Function composition on Toeplitz operator.

Question

I am working on Prop 2.3.3 of Higson and Roe Analytic K-theory recently, which says

The map $\alpha : g\mapsto \pi(T_g)$ is an injective *-homomorphism from $C(\mathbb{S}^1)$ to the Calkin algebra $\mathcal{Q}(H^2(\mathbb{S}^1))$.

where $\pi : \mathcal{B}(H)\to\mathcal{Q}(H)$ is the natural projection.

We already know that $\ker \alpha$ is an ideal of $C(\mathbb{S}^1)$, so it must be of the form $\{g\in C(\mathbb{S}^1) : g \ \text{vanishes on some closed}\ X\}$. Then the book says by symmetry $X$ must be rotationally invariant. I am quite confused about the claim.

This is what I have tried: Let $g'=g\circ\exp(\mathrm{i}\varepsilon)$ and it suffices to prove $T_{g'}-T_g$ is a compact operator.
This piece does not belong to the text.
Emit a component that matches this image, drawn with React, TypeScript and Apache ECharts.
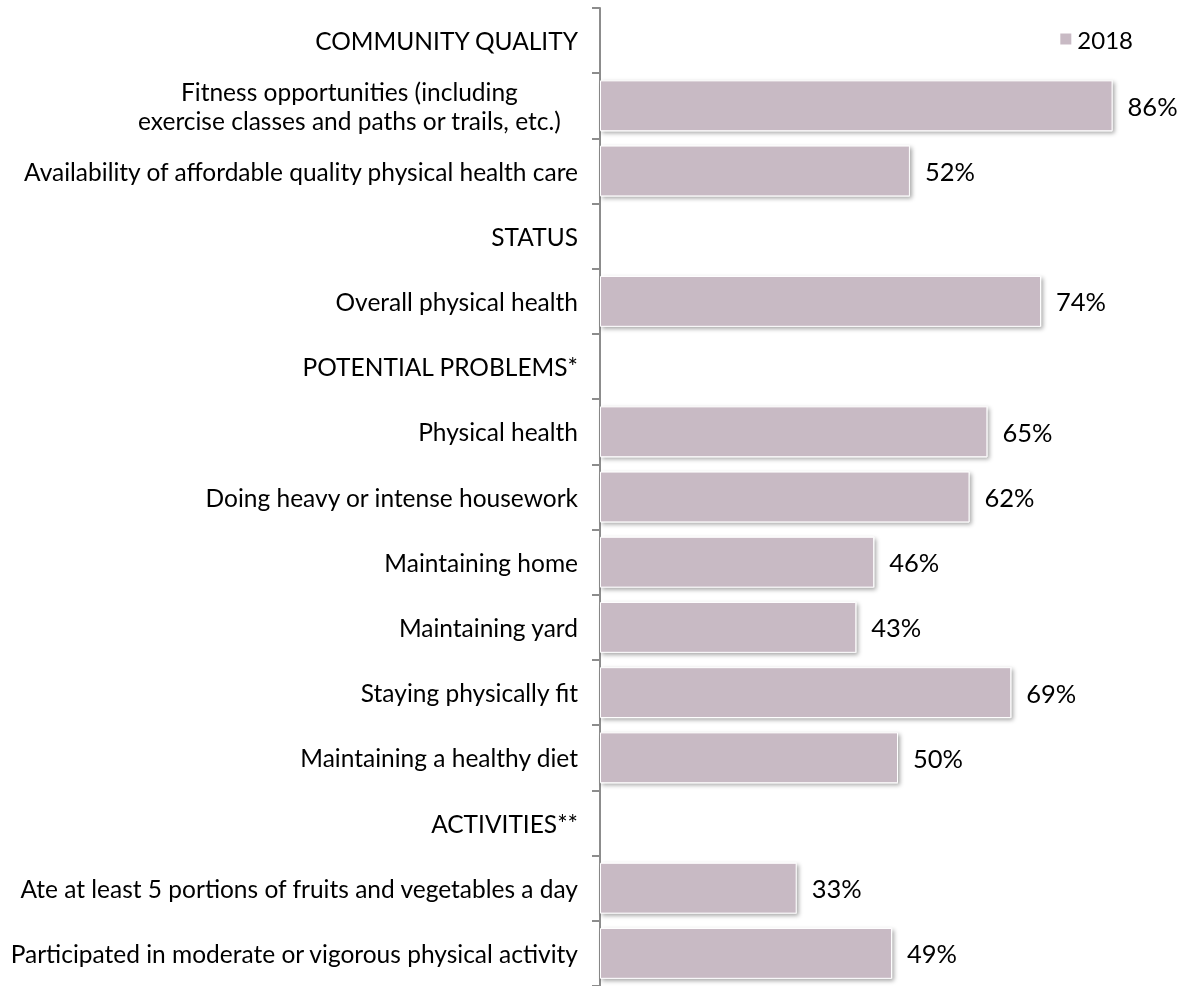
import React, { useEffect, useRef } from "react";
import * as echarts from "echarts";

const categories: string[] = [
  "COMMUNITY QUALITY",
  "Fitness opportunities (including\nexercise classes and paths or trails, etc.)",
  "Availability of affordable quality physical health care",
  "STATUS",
  "Overall physical health",
  "POTENTIAL PROBLEMS*",
  "Physical health",
  "Doing heavy or intense housework",
  "Maintaining home",
  "Maintaining yard",
  "Staying physically fit",
  "Maintaining a healthy diet",
  "ACTIVITIES**",
  "Ate at least 5 portions of fruits and vegetables a day",
  "Participated in moderate or vigorous physical activity",
];

const values2018: (number | null)[] = [
  null, 86, 52, null, 74, null, 65, 62, 46, 43, 69, 50, null, 33, 49,
];

const seriesName = "2018";
const FONT = "Lato, 'Open Sans', sans-serif";

export default function App() {
  const ref = useRef<HTMLDivElement>(null);
  useEffect(() => {
    if (!ref.current) return;
    const chart = echarts.init(ref.current, undefined, { renderer: "svg" });
    chart.setOption({
      animation: false,
      textStyle: { fontFamily: FONT },
      legend: {
        data: [seriesName],
        right: 58,
        top: 22,
        itemWidth: 13,
        itemHeight: 13,
        itemGap: 6,
        icon: "rect",
        textStyle: { fontSize: 24, color: "#000", fontFamily: FONT },
      },
      grid: { left: 600, right: -2, top: 8, bottom: -2, containLabel: false },
      xAxis: {
        type: "value",
        min: 0,
        max: 100,
        show: false,
      },
      yAxis: {
        type: "category",
        inverse: true,
        data: categories,
        axisLine: { show: true, lineStyle: { color: "#8c8c8c", width: 2 } },
        axisTick: { show: true, length: 8, lineStyle: { color: "#8c8c8c", width: 2 } },
        axisLabel: {
          color: "#000",
          fontSize: 24.5,
          margin: 22,
          lineHeight: 29,
          fontFamily: FONT,
          formatter: (v: string) => {
            if (v.indexOf("\n") < 0) return v;
            const [a, b] = v.split("\n");
            return "{a|" + a + "}\n{b|" + b + "}";
          },
          rich: {
            a: { fontSize: 24.5, lineHeight: 29, color: "#000", fontFamily: FONT, align: "center", padding: [0, 17, 0, 0] },
            b: { fontSize: 24.5, lineHeight: 29, color: "#000", fontFamily: FONT, align: "center", padding: [0, 17, 0, 0] },
          },
        },
        splitLine: { show: false },
      },
      series: [
        {
          name: seriesName,
          type: "bar",
          data: values2018,
          barCategoryGap: "22%",
          itemStyle: {
            color: "#c8bac4",
            borderColor: "#ffffff",
            borderWidth: 1,
            shadowColor: "rgba(0,0,0,0.35)",
            shadowBlur: 4,
            shadowOffsetX: 2,
            shadowOffsetY: 2,
          },
          label: {
            show: true,
            position: "right",
            distance: 15,
            formatter: (p: any) => (p.value == null ? "" : p.value + "%"),
            color: "#000",
            fontSize: 25.5,
            fontFamily: FONT,
          },
        },
      ],
    });
    return () => chart.dispose();
  }, []);
  return (
    <div
      ref={ref}
      style={{ position: "fixed", left: 0, top: 0, width: 1196, height: 986 }}
    />
  );
}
But I am stuck dealing with the Toeplitz operator $T_{g'}$ since I do not know how to deal with the function composition of the symbol.

Is there any method to deal with $T_{g'}$? Or some other ways to prove the rotationally invarience?

Any help will be grateful!

Answer 1

Let $\tau:z\mapsto z\exp(\mathrm{i}\varepsilon)$, $g'=g\circ\tau,$ and $U:H^2(\mathbb{S}^1)\to H^2(\mathbb{S}^1),\;f\mapsto f\circ\tau.$ Then, $$T_{g'}=U\circ T_g\circ U^{-1}$$ hence if $T_g$ is compact, so is $T_{g'}.$

Answer 2

In fact, a Toeplitz operator $T_f$ with symbol $f\in L^\infty(\mathbb{S}^1)$ is compact if and only if $f=0$ a.e. .

Perhaps what you should prove is the following:

If $T_g$ is compact, and $g'=g\circ \exp{(i\epsilon)}$ is a rotation of $g$, then $T_{g'}$ is compact.

This is trivial by observing that $$T_{g'}=C_{\epsilon} T_g C_{-\epsilon},$$ where $$(C_{\epsilon}f):=f\circ \exp(i\epsilon)$$ is the composition operator on $H^2(\mathbb{S^1})$.